Sim, quisemos recompensar e apoiar os fantásticos empresários africanos - mas, mais importante que isso, quisemos que eles se tornassem inspiração para outras pessoas.
Os próximos dois Es —de e-governo e educação— são necessários para apoiar os empreendedores em sua missão. A África precisa de governos tecnologicamente esclarecidos e experientes para criar as condições necessárias para o crescimento de uma economia digital. E os empresários africanos precisam de acesso a treinamento e a um sistema educacional criado para a era digital.
Eu também quero fazer a minha parte. E é por isso que, em parceria com a Conferência das Nações Unidas sobre Comércio e Desenvolvimento, a Alibaba Business School criou um currículo voltado para o comércio eletrônico - o eFounders Fellowship - que fornece aos jovens empreendedores africanos as capacidades necessárias para desenvolver negócios na plataforma digital. A Alibaba lançou um programa semelhante para membros do governo e legisladores, ajudando-os a navegar o cenário tecnológico em transformação. A Alibaba Business School também levou seu curso Train the Trainers a Ruanda no ano passado, em uma parceria com o governo de lá para preparar professores que ensinem as gerações futuras de empreendedores ruandeses. Há planos de levá-lo a outras nações africanas no futuro.
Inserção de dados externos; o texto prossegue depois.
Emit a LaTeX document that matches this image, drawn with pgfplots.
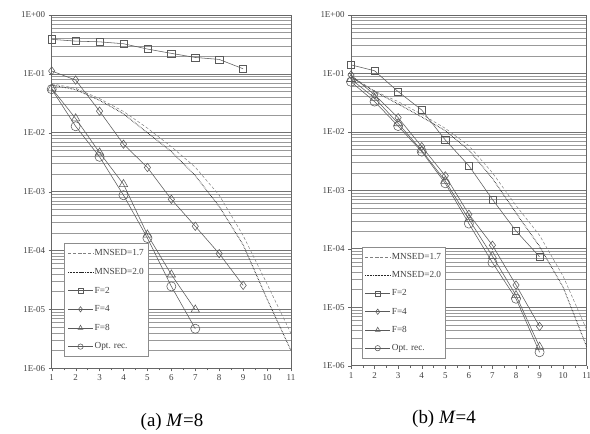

O último E, de e-infraestrutura, engloba todos os outros. A África precisa de serviços de internet de classe internacional, sobre os quais uma nova economia digital - análise de dados, logística e pagamentos - possa ser montada.
Desde minha primeira visita à África, há dois anos, aproveitei todas as oportunidades que surgiram de explorar mais esse continente inspirador e conhecer mais de seus empresários. Meu objetivo é ir a todos os seus países. Cada vez que viajo para lá, volto convencido de que o empresariado local é que vai escrever o futuro africano.
A melhor maneira de ajudar essa classe é apoiando seu crescimento e dando-lhe os meios que eu queria ter tido quando comecei a minha aventura. Como a minha experiência na China me ensinou, nenhum empreendedor pode vencer sozinho: há papéis importantes desempenhados por governos, educadores, capitalistas de risco, associações da indústria e incubadoras de startups. Se todos trabalharmos juntos para apoiar os empreendedores, a África certamente se tornará um núcleo de inovação e crescimento, a líder global que sabemos que pode ser.
* Jack Ma é um dos fundadores e ex-CEO do Grupo Alibaba. É também o criador da fundação que leva seu nome.